Randall Emmett Addresses Upcoming 'Scandal' Documentary and Calls Out Ex Lala Kent

The embattled movie producer is speaking out against an upcoming doc about his various controversies.

Randall Emmett is speaking out against an upcoming documentary about the controversies and allegations made against him last year in Los Angeles Times expose.

Emmett released a statement to Page Six on Tuesday, defending himself against the Hulu project, titled, The Randall Scandal: Love, Loathing and Vanderpump, while also slamming his ex, Lala Kent.

"Almost one year ago the Los Angeles Times wrote a highly biased and factually inaccurate hit piece on me," Emmett claimed in his statement, before going on to claim that the journalist who wrote the article "seemed to have a personal vendetta against me, I believe due to her alleged friendship with my ex Lala Kent."

He claims the LA Times article featured "fictitious and greatly exaggerated stories" shared by people he claimed were "disgruntled employees who had been dismissed."

Kent was among several women who shared allegations of inappropriate and abusive behavior in the article, published last June.
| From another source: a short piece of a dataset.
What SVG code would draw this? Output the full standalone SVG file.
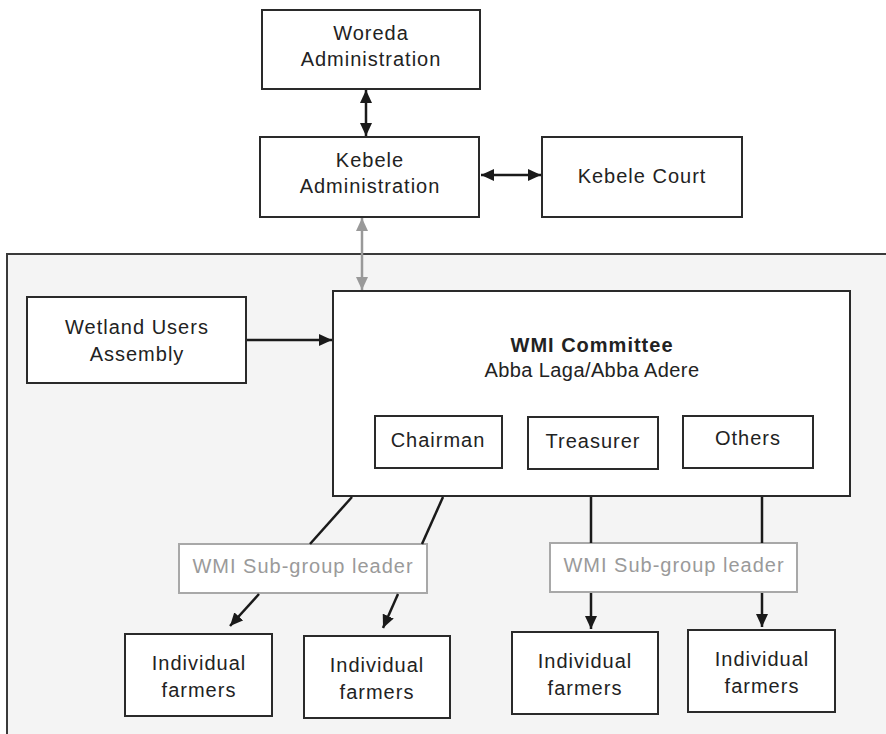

Kent, however, is not a part of the forthcoming documentary, and neither is Emmett.

"I declined to participate because it very quickly became apparent to me the film was going to be as biased, if not more so, than the article on which it was based," he claimed in his statement. Emmett further alleged that he was told by people that subjects in the doc "were encouraged to speak negatively about me while the vast majority had only positive things to say."

"My family, the people with whom I work and those who matter in my life all know the truth and my accomplishments; I have nothing to prove," Emmett stated.

In the original article, Kent told the L.A. Times that an argument in October 2021 allegedly turned violent when she claims Emmet violently knocked her to the ground after she confronted him about allegedly cheating on her. The fight allegedly came after photos surfaced showing Emmett with two women in Nashville. According to the L.A. Times, Emmett rushed back home to L.A., where Kent demanded to see his phone. She claimed he refused, so she grabbed it from him.

"He ran after me, tackled me and knocked me to the ground," Kent claimed. "I used every ounce of strength to get him off of me as he was trying to pry it from my hands. ... That was when I knew, for sure, that there was a lot he was hiding."

The outlet reported that it confirmed the accusation with five people who were told about it from Kent following the alleged incident. Emmett denied the allegation via a spokesperson.

Kent and Emmett welcomed their first child together in March 2021. Nine months later, they called off their three-year engagement. The relationship imploded shortly after the alleged physical fight, and Kent said the alleged cheating had been repeated behavior

In his remarks to Page Six, Emmett suggested that the documentary was an attempt to capitalize on the attention directed toward Vanderpump Rules following the so-called "Scandoval" drama, surrounding Tom Sandoval's split from Ariana Madix amid an ongoing affair with fellow castmate Raquel Leviss.

For their part, the Los Angeles Times issued a statement to Page Six in response to Emmett's allegations, sharing, "The Los Angeles Times stands behind its reporting on Randall Emmett. Two veteran entertainment journalists, Amy Kaufman and Meg James, reviewed hundreds of court filings and Emmett’s internal company records and interviewed three dozen former associates in the course of an investigation that published last year... If Emmett would like to dispute any of the facts in our reporting or the information that Kaufman and James share in the documentary, we welcome him to do so."

The Randall Scandal: Love, Loathing and Vanderpump debuts May 22 on Hulu.